C’est le Spécial Police n° 271 vendu à l’époque au prix de 2,40 N.F.
C’est par accident que Philippe Haruet s’est installé en ces lieux aux abords de la vallée du Rhône. De retour en France, plutôt désargenté, il est séduit par cette “gentille cité, vieille mais joyeuse, où la vie avait la couleur et le goût du miel. Les pierres plates des maisons chauffées par le printemps abritaient de petits lézards fulgurants, et les murs semblaient frissonner le long des rues étroites et fraîches.” Philippe est aussi sous le charme de Madalenia, fille du vieux potier Xidos, Grec d’origine. Les deux jeunes gens ne tardent pas à se marier. Ils vont s’installer dans une bicoque au bord de la route nationale. Ils veulent profiter de l’été pour vendre les pots et les vases confectionnés par Xidos. Ce commerce saisonnier s’avère très rentable pour le couple autant que pour le potier.
Alors qu’approche septembre, une dame vient acquérir la propriété attenante, projetant de vivre dans la vieille demeure en mauvais état. Mme Naullin est une femme d’environ quarante-cinq ans, aux cheveux blancs-blonds, au visage trop maquillé faisant penser à un automate, possédant une grosse voiture noire aux airs de corbillard. On peut imaginer que c’est une veuve, ou une divorcée. Elle habitera là avec sa fille Nathalie. Son mobilier est bien luxueux pour une telle masure, rendant le décor étrange. Disant connaître Xidos, Mme Naullin visite son atelier et lui commande une grosse jarre pour son hall, en vue d’y planter un oranger. Elle paie une somme généreuse, par chèque, ce qui est encore peu courrant. Paiement qui entraîne des complications bancaires.
Il n’y a pas que ce chèque, devant être co-signé par son mari, qui pousse le jeune couple à s’interroger sur Mme Naullin. “Avec le recul, je comprends ce qui entretenait notre curiosité, c’était un incontrôlable pressentiment. Notre instinct avait dès le premier jour décelé un danger indéfinissable, et d’autant plus troublant justement qu’il était indéfinissable. Je crois que notre tourment était uniquement physique. L’arrivée de Mme Naullin dans notre univers équivalait à une maladie brutale.” Qu’en est-il de son invisible fille Nathalie. Des vêtements attestent la présence d’une jeune personne. On l’entend chaque jour gratouiller au violon “La danse espagnole” de Falla-Kreisler. Sur la banquette arrière de la voiture noire, cette poupée fétiche appelée Dorothée ne peut qu’appartenir à Nathalie, aussi. Profitant de l’absence de Mme Naulin, Philippe entreprend de visiter sa fantomatique demeure, premier acte d’un drame à venir…
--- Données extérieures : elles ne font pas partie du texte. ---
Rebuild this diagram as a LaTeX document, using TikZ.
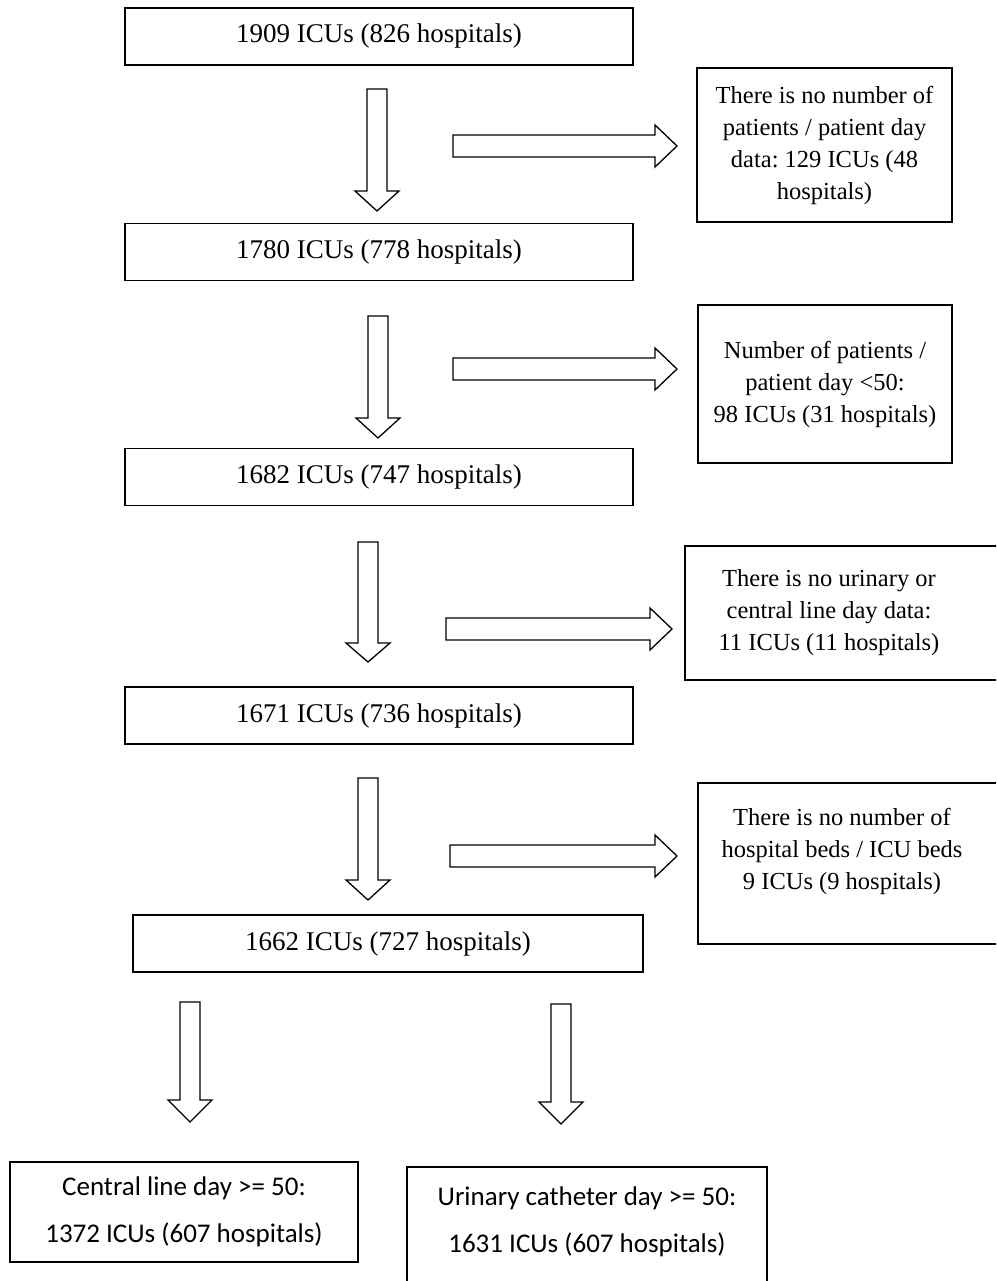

Publié en 1961 au Fleuve Noir, “Le cauchemar de l’aube” de Frédéric Dard reste exemplaire des bons romans noirs de cet écrivain. Sans être un record, belle série de rééditions pour ce livre : chez Presses-Pocket en 1968, au Fleuve Noir vers 1976, chez Presses-Pocket encore en 1988, puis chez Fleuve Noir en 2000. Le réalisateur Abder Isker l’adapta en 1973 pour un téléfilm avec Sylvain Joubert, Danièle Delorme, Catherine Therouenne, Jacques Debary.
Il n’est pas nécessaire d’exagérer les effets spectaculaires pour écrire un roman où plane une inquiétante sensation de mystère et de danger. Il suffit d’utiliser des personnages du quotidien, à peine différents de la population moyenne. Tel serait le message de Frédéric Dard, à travers la plupart des romans qu’il signa à cette époque. Toute la force du récit réside dans son apparente simplicité, qui sert la densité de l’intrigue. La tranquillité du couple Philippe-Madalenia est trop précaire pour que la situation n’empire pas, évidemment. Aucune menace précise n’étaye la tension, et pourtant on sait déjà que cette femme est maléfique, qu’elle ne se trouve pas là par hasard. Comportement bizarre et maison lugubre, folie peut-être. Lu cinquante ans plus tard, c’est également un témoignage sur le contexte de l’époque. Assurément, voilà un des titres de Frédéric Dard à redécouvrir.